Generally speaking, orange peel is a simpler texture to add to a ceiling seeing as it is simply sprayed on without any further intervention required before painting can commence. On the other hand, knockdown texture requires more time and effort. It does, however, afford the homeowner more customizability in terms of the final result.
Knockdown Ceiling Texture
Knockdown is essentially a texture applied to a ceiling and subsequently knocked down using a drywall knife (or knockdown trowel) over a series of mounds of plaster, flattening the mounds in the process.
Several special techniques and tools are required to create a knockdown ceiling texture. The abovementioned tools and techniques are employed to achieve a specific look, being a dynamic finish that lacks uniformity, creating the opportunity for a versatile ceiling texture.

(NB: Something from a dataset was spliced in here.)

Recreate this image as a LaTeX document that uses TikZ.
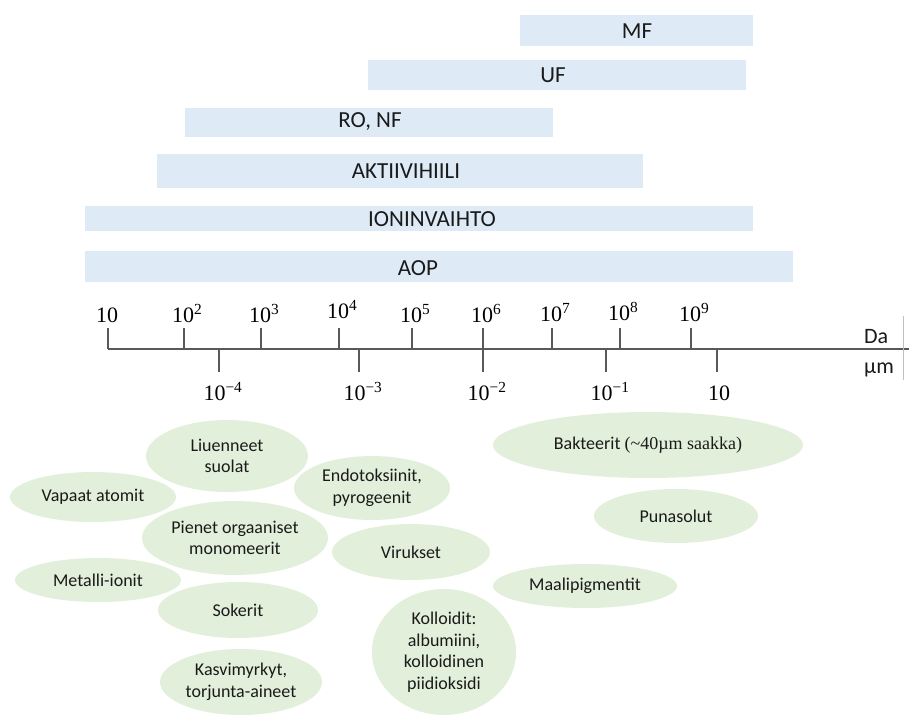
\documentclass[tikz,border=0pt]{standalone}
\usepackage{fontspec}
\setmainfont{Carlito}
\newfontfamily\timesfont{Liberation Serif}
\usepackage{tikz}
\usetikzlibrary{shapes.geometric}
\definecolor{barblue}{HTML}{DEEBF7}
\definecolor{blobgreen}{HTML}{E2EFDA}
\definecolor{axisgray}{HTML}{595959}
\definecolor{inkblack}{HTML}{1A1A1A}

\begin{document}
\begin{tikzpicture}[x=1pt, y=-1pt,
    bar/.style = {fill=barblue, inner sep=0pt},
    barlabel/.style = {font=\fontsize{23}{27}\selectfont, text=inkblack, inner sep=0pt},
    blob/.style = {ellipse, fill=blobgreen, inner sep=0pt, align=center,
                   font=\fontsize{18}{21.5}\selectfont, text=inkblack},
    tickline/.style = {axisgray, line width=1.3pt},
    scalelabel/.style = {font=\timesfont\fontsize{22}{26}\selectfont, inner sep=0pt}]
  \useasboundingbox (0,0) rectangle (909,715);

  % process bars
  \node[bar, minimum width=233pt, minimum height=31pt] (mf) at (636.5,30.5) {};
  \node[bar, minimum width=378pt, minimum height=30pt] (uf) at (557,75) {};
  \node[bar, minimum width=368pt, minimum height=29pt] (ronf) at (369,122.5) {};
  \node[bar, minimum width=486pt, minimum height=34pt] (akt) at (400,171) {};
  \node[bar, minimum width=668pt, minimum height=25pt] (ion) at (419,218.5) {};
  \node[bar, minimum width=708pt, minimum height=31pt] (aop) at (439,266.5) {};
  \node[barlabel] (mflabel) at (637,31) {MF};
  \node[barlabel] (uflabel) at (553,75) {UF};
  \node[barlabel] (ronflabel) at (370,122) {RO, NF};
  \node[barlabel] (aktlabel) at (406,171) {AKTIIVIHIILI};
  \node[barlabel] (ionlabel) at (432,219) {IONINVAIHTO};
  \node[barlabel] (aoplabel) at (418,268) {AOP};

  % size axis
  \coordinate (axisstart) at (108,349);
  \coordinate (axisend) at (909,349);
  \draw[tickline] (axisstart) -- (axisend);
  \draw[tickline] (108,328) -- (axisstart);
  \node[scalelabel, anchor=base west] (da1) at (96,322) {10};
  \foreach \x/\e/\yb in {184/2/322, 261/3/322, 339/4/318, 412/5/322,
                         483/6/322, 552/7/321, 620/8/320, 691/9/321} {
    \draw[tickline] (\x,328) -- (\x,349);
    \node[scalelabel, anchor=base west] (da\e) at (\x-12,\yb) {10\textsuperscript{\e}};
  }
  \foreach \x/\e in {219/4, 359/3, 483/2, 606/1} {
    \draw[tickline] (\x,349) -- (\x,372);
    \node[scalelabel, anchor=base] (um\e) at (\x+4,400) {10\textsuperscript{−\e}};
  }
  \draw[tickline] (717,349) -- (717,372);
  \node[scalelabel, anchor=base] (umten) at (719,400) {10};
  \node[barlabel, anchor=base west, font=\fontsize{22}{26}\selectfont] (dalabel) at (864,343) {Da};
  \node[barlabel, anchor=base west, font=\fontsize{22}{26}\selectfont] (umlabel) at (864,373) {µm};
  \draw[black!25, line width=0.8pt] (903,316) -- (903,380);

  % particles
  \node[blob, minimum width=162pt, minimum height=72pt] (liu) at (227,456) {Liuenneet\\suolat};
  \node[blob, minimum width=166pt, minimum height=50pt] (vap) at (93,497) {Vapaat atomit};
  \node[blob, minimum width=156pt, minimum height=64pt] (endo) at (372,488) {Endotoksiinit,\\pyrogeenit};
  \node[blob, minimum width=186pt, minimum height=74pt] (pien) at (235,538) {Pienet orgaaniset\\monomeerit};
  \node[blob, minimum width=158pt, minimum height=56pt] (vir) at (411,552) {Virukset};
  \node[blob, minimum width=166pt, minimum height=44pt] (met) at (98,580) {Metalli-ionit};
  \node[blob, minimum width=160pt, minimum height=56pt] (sok) at (238,610) {Sokerit};
  \node[blob, minimum width=162pt, minimum height=66pt] (kasv) at (241,682) {Kasvimyrkyt,\\torjunta-aineet};
  \node[blob, minimum width=144pt, minimum height=126pt] (koll) at (444,652) {Kolloidit:\\albumiini,\\kolloidinen\\piidioksidi};
  \node[blob, minimum width=310pt, minimum height=66pt] (bakt) at (648,445) {Bakteerit {\timesfont(\textasciitilde 40µm saakka)}};
  \node[blob, minimum width=164pt, minimum height=54pt] (puna) at (676,516) {Punasolut};
  \node[blob, minimum width=184pt, minimum height=44pt] (maali) at (585,586) {Maalipigmentit};
\end{tikzpicture}
\end{document}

There are three main techniques for creating a knockdown ceiling texture. The techniques employed are stomp, trowel, and splatter, respectively.
There are several disadvantages to knockdown texture. Firstly, because it features many dents and creases, the texture is prone to collecting dust and dirt. This means that it will require regular cleaning to maintain a pleasing aesthetic.
Knockdown ceiling texture has protruding parts that tend to flake off over time. This will require regular repairs to maintain the ceiling. The protruding parts of the knockdown texture can also potentially scratch any items that contact them. While this is less of a concern with a ceiling than with a wall, it is a concern nonetheless.
Orange Peel Ceiling Texture
Orange peel – also referred to as splatter or eggshell texture – boasts a somewhat similar texture to that of an orange peel.
Orange peel ceiling texture is generally simpler and easier to apply to any ceiling. The reason for this is that it is usually sprayed on and left, with no need for any extra interventions such as those required with knockdown texture.
When installing orange peel ceiling texture, remember that the spray direction differs according to whether you are applying it to a ceiling or to a wall. This drywall mud texture consists simply of splatter with no knockdown. There is no need for a knife or trowel to achieve the desired finish.
Because orange peel requires you to simply spray it on and leave it to dry, there is less work required overall. The end result depends on the thickness of the drywall mud being sprayed onto the ceiling.
Caring For Your Textured Ceiling
Unfortunately, a textured surface will always require more maintenance than a smooth surface. As a result, you should dust the surface every week. Be sure not to use any abrasive brushes or broom heads, as these could cause the texture to become dislodged.
To remove stains from a textured ceiling, your best option is to use a clean paint roller. Soak the roller in a mixture of liquid dishwashing soap and warm water. After rolling over the areas with the abovementioned roller, use a damp and clean roller to remove the soap.
The final step is to go over the ceiling again with a soft, dry sponge or a dry roller. Smoke and soot have a tendency to stick to ceilings with textured drywall compounds. Therefore, you should avoid smoking and ensure you do not make fires close to these textured surfaces.
Whether you opt for knockdown texture or orange peel texture for your ceiling, you will be assured of an aesthetically pleasing result that will bring visual interest to your ceiling. Adding texture to your ceiling is also an excellent way to hide imperfections that would otherwise be difficult to disguise with smooth plastering techniques.